In this case, NO abandoned SEARCH for A and 3 abandoned SEARCH for B.

Here is my code:

select customer_id, count(1)
from action_table c1
left join 
(
  select customer_id, action, request_time 
  from action_table
  where action = 'LOGIN'
) c2
  on c1.customer_id = c2.customer_id
  and c2.request_time > c1.request_time
left join 
(
  select customer_id, action, request_time 
  from action_table
  where action = 'ORDER'
) c3
  on c1.customer_id = c3.customer_id
  and c3.request_time > c1.request_time
  and c3.request_time < c2.request_time
where c1.action = 'SEARCH'
  and c2.customer_id IS NOT NULL
  and c3.customer_id IS NULL
group by 1

It is redundant and does not seem to work well :(


Solution

  • Here is my solution. This is not an optimal one but still works.

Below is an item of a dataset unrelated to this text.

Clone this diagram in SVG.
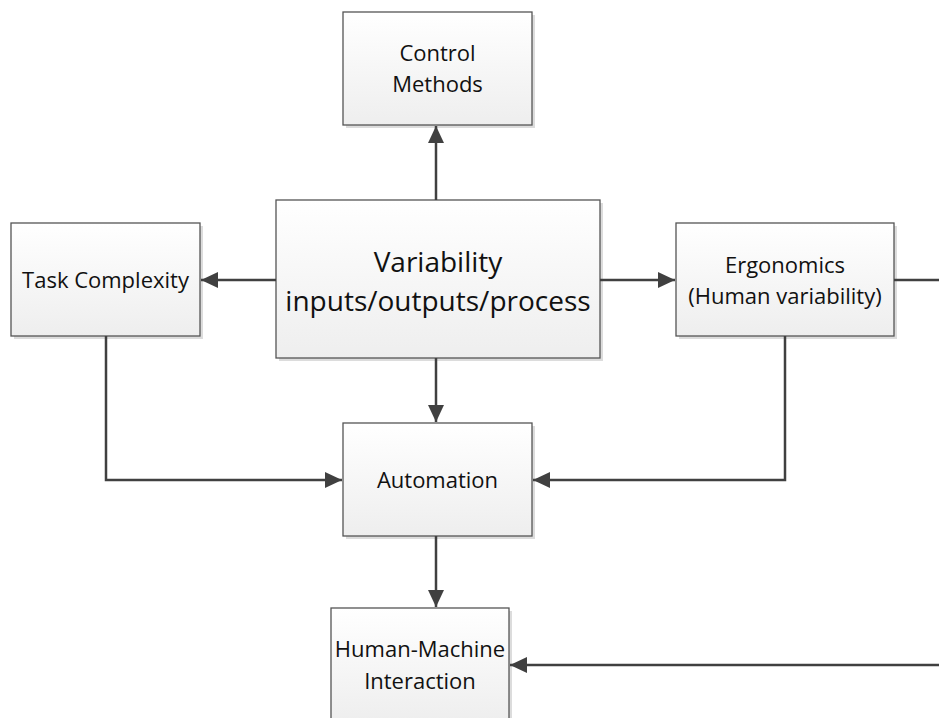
<svg xmlns="http://www.w3.org/2000/svg" width="939" height="718" viewBox="0 0 939 718">
<defs>
<linearGradient id="g" x1="0" y1="0" x2="0" y2="1"><stop offset="0" stop-color="#ffffff"/><stop offset="1" stop-color="#eeeeee"/></linearGradient>
<marker id="ah" viewBox="0 0 17 16" refX="17" refY="8" markerWidth="17" markerHeight="16" markerUnits="userSpaceOnUse" orient="auto"><path d="M0,0 L17,8 L0,16 Z" fill="#404040"/></marker>
</defs>
<style>
.box{fill:url(#g);stroke:#555;stroke-width:1.3}
.sh{fill:#dcdcdc}
.t{font-family:"Open Sans","Noto Sans","Liberation Sans",sans-serif;font-size:22px;fill:#111;text-anchor:middle}
.tb{font-size:28px}
.c{fill:none;stroke:#404040;stroke-width:2.5}
</style>
<g id="control-methods"><rect class="sh" x="346" y="15" width="189" height="113"/><rect class="box" x="343" y="12" width="189" height="113"/><text class="t" x="437.5" y="61">Control</text><text class="t" x="437.5" y="92">Methods</text></g>
<g id="task-complexity"><rect class="sh" x="14" y="226" width="189" height="113"/><rect class="box" x="11" y="223" width="189" height="113"/><text class="t" x="105.5" y="288">Task Complexity</text></g>
<g id="variability"><rect class="sh" x="279" y="203" width="324" height="158"/><rect class="box" x="276" y="200" width="324" height="158"/><text class="t tb" x="438" y="272">Variability</text><text class="t tb" x="438" y="311">inputs/outputs/process</text></g>
<g id="ergonomics"><rect class="sh" x="679" y="226" width="218" height="113"/><rect class="box" x="676" y="223" width="218" height="113"/><text class="t" x="785" y="273">Ergonomics</text><text class="t" x="785" y="304">(Human variability)</text></g>
<g id="automation"><rect class="sh" x="346" y="426" width="189" height="113"/><rect class="box" x="343" y="423" width="189" height="113"/><text class="t" x="437.5" y="488">Automation</text></g>
<g id="hmi"><rect class="sh" x="334" y="611" width="178" height="113"/><rect class="box" x="331" y="608" width="178" height="113"/><text class="t" x="420" y="657">Human-Machine</text><text class="t" x="420" y="689">Interaction</text></g>
<g id="connectors">
<line class="c" x1="436" y1="200" x2="436" y2="126" marker-end="url(#ah)"/>
<line class="c" x1="276" y1="280" x2="201" y2="280" marker-end="url(#ah)"/>
<line class="c" x1="600" y1="280" x2="675" y2="280" marker-end="url(#ah)"/>
<line class="c" x1="436" y1="358" x2="436" y2="422" marker-end="url(#ah)"/>
<polyline class="c" points="106,336 106,480 342,480" marker-end="url(#ah)"/>
<polyline class="c" points="785,336 785,480 533,480" marker-end="url(#ah)"/>
<line class="c" x1="894" y1="280" x2="939" y2="280"/>
<line class="c" x1="436" y1="536" x2="436" y2="607" marker-end="url(#ah)"/>
<line class="c" x1="939" y1="665" x2="510" y2="665" marker-end="url(#ah)"/>
</g>
</svg>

    The basic approach is to find the most recent LOGIN action after each SEARCH. Then check if ORDER exists between search time and most recent login time. Two subqueries are used :(

    SELECT *
    FROM action_table AS a
    WHERE a.action = 'SEARCH'
      AND NOT EXISTS (
        SELECT 1
        FROM action_table
        WHERE customer_id = a.customer_id
          AND action = 'ORDER'
          AND request_time > a.request_time
          AND request_time < (
            SELECT MIN(request_time)
            FROM action_table
            WHERE customer_id = a.customer_id
              AND action = 'LOGIN'
              AND request_time > a.request_time
          )
    );